A few weeks ago I spent two days giving multiple speeches alongside my friend Steve Blumenthal of CMG in a very cold New Jersey on the heels of a rather strong blizzard that had left the countryside white and beautiful. I listened to Steve do deep dives on stock market valuations. He started each of his presentations with Warren Buffett’s hamburger story, quoted above, before jumping into multiple charts. After a while, we began to go back and forth during his presentations, as I had my own insights on market valuations, generally in sync with his.
I asked him if he would be willing to do a joint letter on valuations from time to time (as he puts a great deal of research into the topic), and he agreed. This will be the first of our occasional joint letters (assuming we get a good response), with Steve doing the first draft and then me jumping in with comments and charts from my own sources. I want to thank the Ned Davis Research team for allowing us to use a few of their charts and data. (I should note that Steve will be at my conference, for those attendees who would like to talk with him further on this topic.) So let’s jump right in.

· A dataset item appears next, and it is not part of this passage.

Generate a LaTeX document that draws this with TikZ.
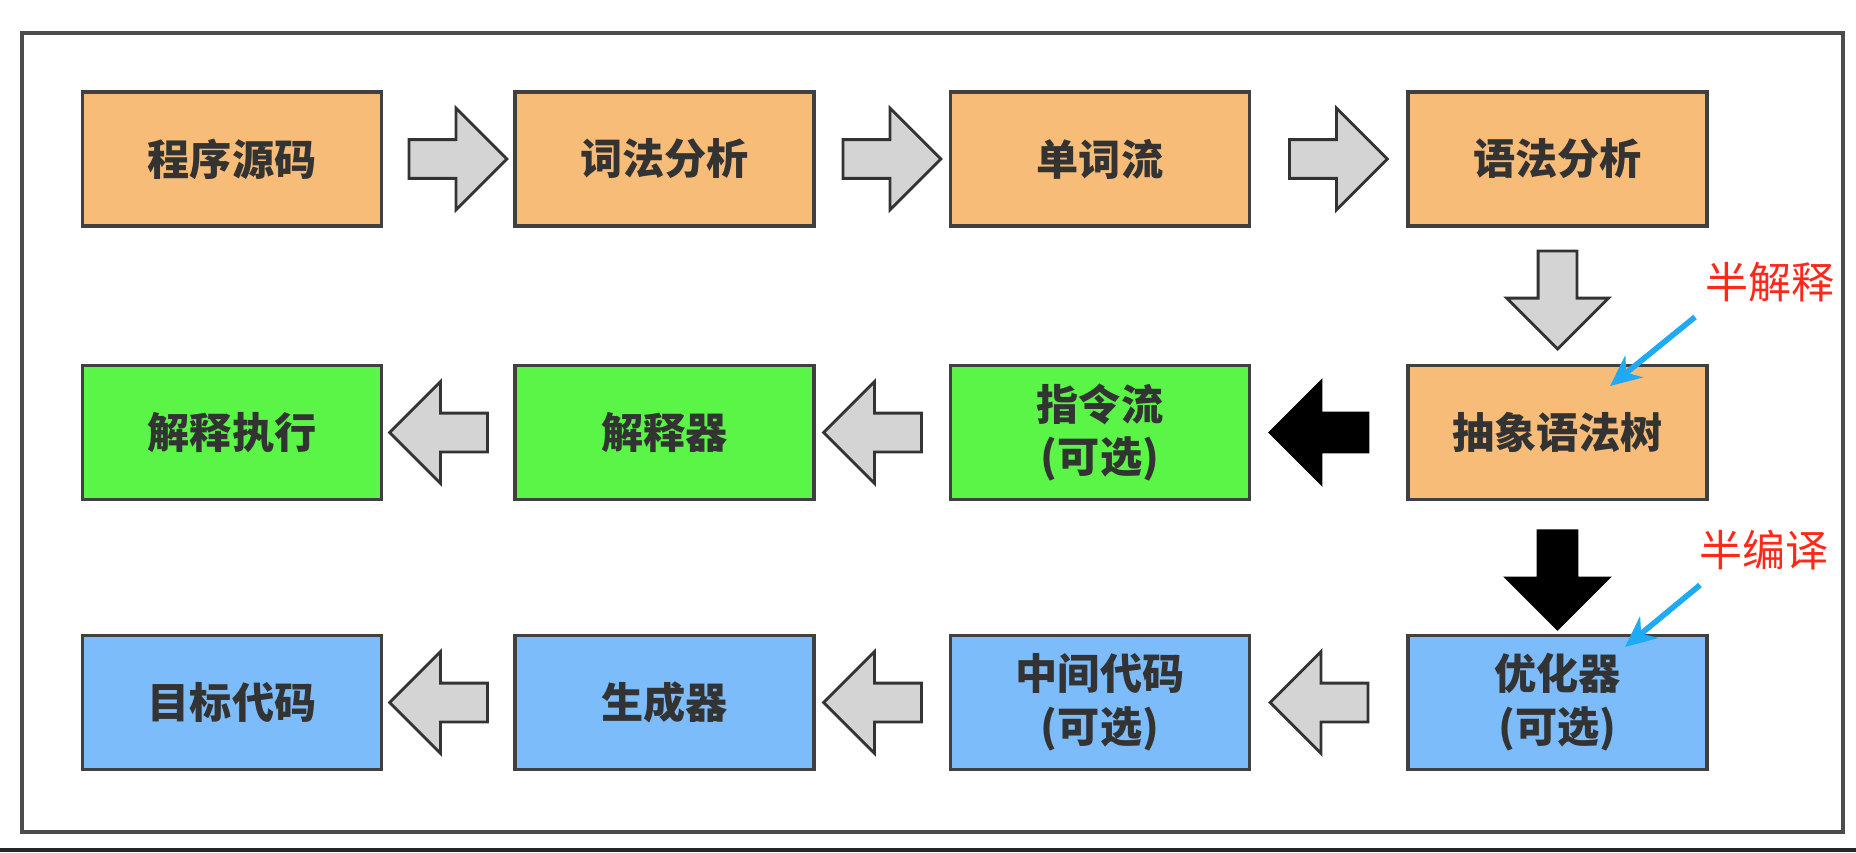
\documentclass[tikz,border=0pt]{standalone}
\usepackage{fontspec}
\newfontfamily\cjk{Noto Sans CJK SC}
\usetikzlibrary{calc,shapes.arrows,arrows.meta}
\definecolor{orangebox}{RGB}{247,188,120}
\definecolor{greenbox}{RGB}{90,245,70}
\definecolor{bluebox}{RGB}{125,188,250}
\definecolor{arrowgray}{RGB}{212,212,212}
\definecolor{notered}{RGB}{255,40,25}
\definecolor{noteblue}{RGB}{30,170,245}
\newcommand{\boxw}{5.98cm}
\newcommand{\boxh}{2.68cm}
\tikzset{
  stage/.style={draw=black!75, line width=2pt, minimum width=\boxw, minimum height=\boxh, inner sep=0pt, align=center, text=black!80, font=\cjk\bfseries\fontsize{24}{30}\selectfont},
  flow/.style={single arrow, draw=black!80, fill=arrowgray, line width=1.6pt, minimum height=1.96cm, inner xsep=0pt, inner ysep=0.36cm, single arrow head extend=0.63cm},
  mainflow/.style={flow, draw=black, fill=black},
  note/.style={text=notered, font=\cjk\fontsize{24.5}{28}\selectfont},
  hint/.style={draw=noteblue, line width=3.2pt, -{Stealth[length=0.62cm,width=0.56cm]}}
}

\begin{document}
\begin{tikzpicture}[x=0.02cm,y=-0.02cm]
\useasboundingbox (0,0) rectangle (1856,852);
\draw[black!70, line width=2.2pt] (22,33) rectangle (1843,832);
\fill[black!85] (0,848) rectangle (1856,852);
%row 1
\node[stage, fill=orangebox] (1) at (232,159) {程序源码};
\node[stage, fill=orangebox] (2) at (664.5,159) {词法分析};
\node[stage, fill=orangebox] (3) at (1100,159) {单词流};
\node[stage, fill=orangebox] (4) at (1557.5,159) {语法分析};
%row 2
\node[stage, fill=orangebox] (5) at (1557.5,432.5) {抽象语法树};
\node[stage, fill=greenbox] (6) at (1100,432.5) {指令流\\(可选)};
\node[stage, fill=greenbox] (7) at (664.5,432.5) {解释器};
\node[stage, fill=greenbox] (8) at (232,432.5) {解释执行};
%row 3
\node[stage, fill=bluebox] (9) at (1557.5,702.5) {优化器\\(可选)};
\node[stage, fill=bluebox] (10) at (1100,702.5) {中间代码\\(可选)};
\node[stage, fill=bluebox] (11) at (664.5,702.5) {生成器};
\node[stage, fill=bluebox] (12) at (232,702.5) {目标代码};
%arrows
\node[flow] (a12) at ($(1.east)!0.5!(2.west)$) {};
\node[flow] (a23) at ($(2.east)!0.5!(3.west)$) {};
\node[flow] (a34) at ($(3.east)!0.5!(4.west)$) {};
\node[flow, rotate=-90] (a45) at ($(4.south)!0.46!(5.north)$) {};
\node[mainflow, rotate=180] (a56) at ($(5.west)!0.5!(6.east)$) {};
\node[flow, rotate=180] (a67) at ($(6.west)!0.5!(7.east)$) {};
\node[flow, rotate=180] (a78) at ($(7.west)!0.5!(8.east)$) {};
\node[mainflow, rotate=-90] (a59) at ($(5.south)!0.52!(9.north)$) {};
\node[flow, rotate=180] (a910) at ($(9.west)!0.5!(10.east)$) {};
\node[flow, rotate=180] (a1011) at ($(10.west)!0.5!(11.east)$) {};
\node[flow, rotate=180] (a1112) at ($(11.west)!0.5!(12.east)$) {};
%notes
\node[note] (n1) at (1770,282) {半解释};
\node[note] (n2) at (1764,550) {半编译};
\coordinate (h1) at (1695,317);
\coordinate (t1) at (1610,386);
\coordinate (h2) at (1700,585);
\coordinate (t2) at (1625,647);
\draw[hint] (h1) -- (t1);
\draw[hint] (h2) -- (t2);
\end{tikzpicture}
\end{document}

Warren Buffett is famous for talking about his pleasure when both stock prices and hamburgers are cheap. He appears joyous when prices are down and cries when prices are up.
So should we sing or weep? Warren Buffett has a brilliant way of making the complicated simple. Let’s think about valuations like we think about the price of hamburgers and see if we are going to get more or less for our money. We’ll share with you our favorite valuation charts and story them in a way that we hope will help you better understand the markets and your portfolios.
When we speak to advisors and investors, we use Warren’s hamburger analogy. Heads nod. Eyes lock in. People get it. If, on the other hand, we talk about price-to-earnings ratios (P/E), price-to-sales ratios, price-to-book ratios, eyes glaze over. People generally don’t get it unless they are financial professionals or sophisticated investors. I’m sure you understand finance language, but a lot of people don’t. So for now, let’s talk hamburgers.
We didn’t have all of this big data or computing power in Steve’s early days with Merrill Lynch in 1984 or when I started in the investment publishing industry in 1982. But we do today. What you’ll see in the data that follows is that hamburgers are richly priced. We’ll define what that means in terms of probable returns over the coming 7, 10, and 12 years and what it means in terms of relative risks.
Following are a number of our favorite valuation metrics. Let’s take a look at them and see what the research data tell us about probable forward returns (high-priced or low-priced hamburgers):
Median P/E (Price-to-Earnings Ratio)
Think of the P/E like this. Your business has 10,000 shares outstanding, and your current share price is $10. That means your company is worth $100,000 (10,000 x $10). Now, let’s say your company earned $20,000 over the last 12 months. That works out to $2 in earnings for every share of outstanding stock ($20,000 in earnings divided by 10,000 shares). So if your stock price is $10 and your current earnings per share is $2, then your stock price is trading at a P/E of 5 (or simply $10 divided by $2 equals 5). It is simply a metric to see if your “hamburger” is pricey or cheap.